L’humoriste Dieudonné a jeté l’éponge. Il a renoncé à un spectacle interdit, car jugé antisémite en partie et objet depuis des semaines d’une offensive d’interdiction politico-judicaire appuyée par la communauté juive.
Victoire du droit ou recul de la liberté d’expression, victoire de la dignité humaine ou renforcement des interdits communautaires, l’interdiction ne règle ni le débat, ni la révélation d’un sentiment anti-juif dans la France de 2014.
Vu de l’étranger, l’affaire Dieudonné paraît souvent incompréhensible. Depuis des semaines, en France, on ne parle que de ça. Le gouvernement conduit de fait par Manuel Valls, ministre de l’Intérieur, veut interdire les spectacles de Dieudonné. Le dossier s’est révélé très compliqué sur le plan judiciaire, même s’il fait quasiment l’unanimité de la classe politique.
Mais pourquoi interdire Dieudonné et ses spectacles dans un pays qui se prétend comme un bastion de la liberté d’expression? D’abord qui est-il?
Né en 1966, fils de Josiane Grué, française originaire de Bretagne et d’un père camerounais, originaire du village Ollama et de la tribu des Ewondo, Dieudonné grandit en banlieue parisienne, à Antony, Bagneux et Verrières-le-Buisson. Il est un pur produit de la diversité française.
Dieudonné se fait connaître comme humoriste dans les années 1990. Il forme avec Élie Semoun le duo comique Élie et Dieudonné, jusqu’à leur séparation en 1997. Depuis, il poursuit sa carrière d’humoriste en solo. En 1997, il se présente aux élections législatives à Dreux en tant que candidat opposé au Front national. Il part donc de l’extrême gauche intellectuelle. Son discours politique s’oriente ensuite vers une dénonciation du passé colonial et esclavagiste de la France et de l’Occident, ainsi que du «sionisme», de son «lobby» et de sa mainmise prétendue sur les affaires de la France et du monde. Et c’est à partir de là que certains spectacles dérivent vers des propos antisémites.
C’est le caractère antisémite de certains aspects de son spectacle qui provoque la colère du gouvernement et la volonté d’interdiction. Dieudonné serait à l’origine d’un retour en force, notamment sur internet -et la personne ne peut rien faire-, de l’antisémitisme en France. Mais quel antisémitisme?

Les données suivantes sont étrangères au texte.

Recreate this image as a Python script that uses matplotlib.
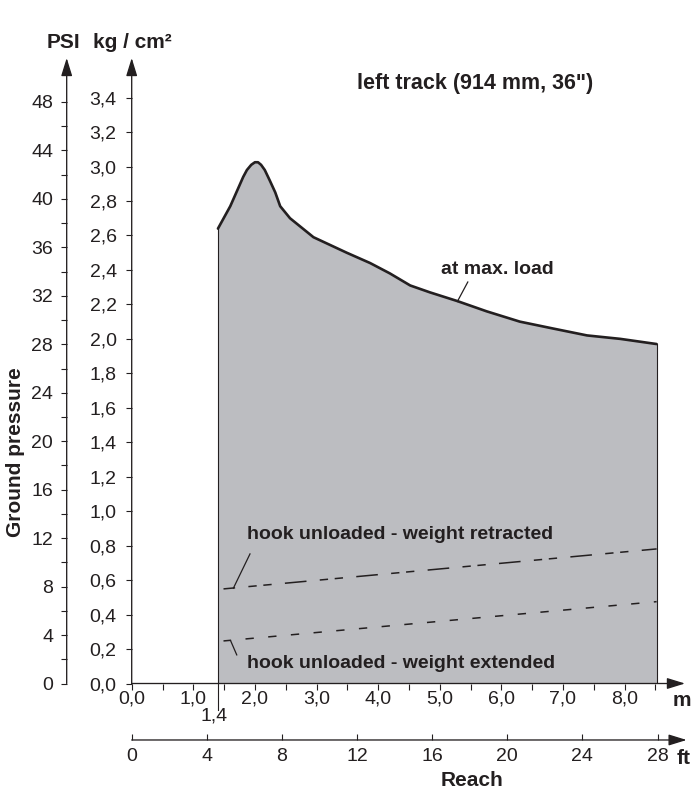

On se cristallise sur le geste de la quenelle, un bras d’honneur vers le bas avec la main sur l’épaule. A l’origine, ce geste est une sorte de «nique le système» et on est loin très, loin d’un salut nazi inversé. Mais, comme pour Dieudonné, le système est assimilé au pouvoir sioniste; certaines quenelles faites devant des lieux emblématiques de la communauté juive ou de sa mémoire sont antisémites. Le public de Dieudonné en est-il conscient? Ce public est disparate -il y a certes quelques militants d’extrême droite antisémite et proche des skins néo-nazis-, mais ils sont très minoritaires.
Il y a beaucoup plus de «petits blancs» de banlieues ou des ruraux déclassés et vivant mal leur marginalité et une évidente paupérisation. Il y a aussi beaucoup d’immigrés noirs ou arabo-musulmans qui rejoignent l’antisionisme de Dieudonné et qui, parfois, tombent par l’antisionisme dans l’antisémitisme, rejoignant sur le pouvoir financier de la communauté juive des critiques ayant alimenté l’antisémitisme de l’entre-deux-guerres en Europe, avec les conséquences que l’on sait. Le problème politique est un affrontement des victimisations et des mémoires. Il rejoint le problème français des communautarismes.
Le problème judicaire est encore plus complexe. C’est pourquoi madame Taubira, proche d’un autre côté de la mémoire anticoloniale, est restée plus en retrait que le ministre de l’Intérieur, ce qui peut paraître paradoxal.
En effet, l’interdiction des spectacles de Dieudonné tend à instaurer une nouvelle jurisprudence qui limiterait la liberté d’expression, comme le dénonce la Ligue française des droits de l’homme.
Ce sont les propos tenus par Dieudonné qui doivent être sanctionnés pénalement, en vertu de lois interdisant en France les propos racistes ou négationnistes. Une censure préalable présumant de propos non encore tenus, c’est autre chose.
Le ministre de l’Intérieur a choisi une autre voie qui est loin de faire l’unanimité, même si elle se révèle efficace. D’où les réserves de la presse après la première interdiction obtenue au forceps au conseil d’Etat.
Dieudonné va changer de spectacle et parler plus des noirs que des juifs… Il risque de perdre en route une partie de son public après ce qu’il faut bien considérer comme une capitulation, même si elle n’est pas sans condition.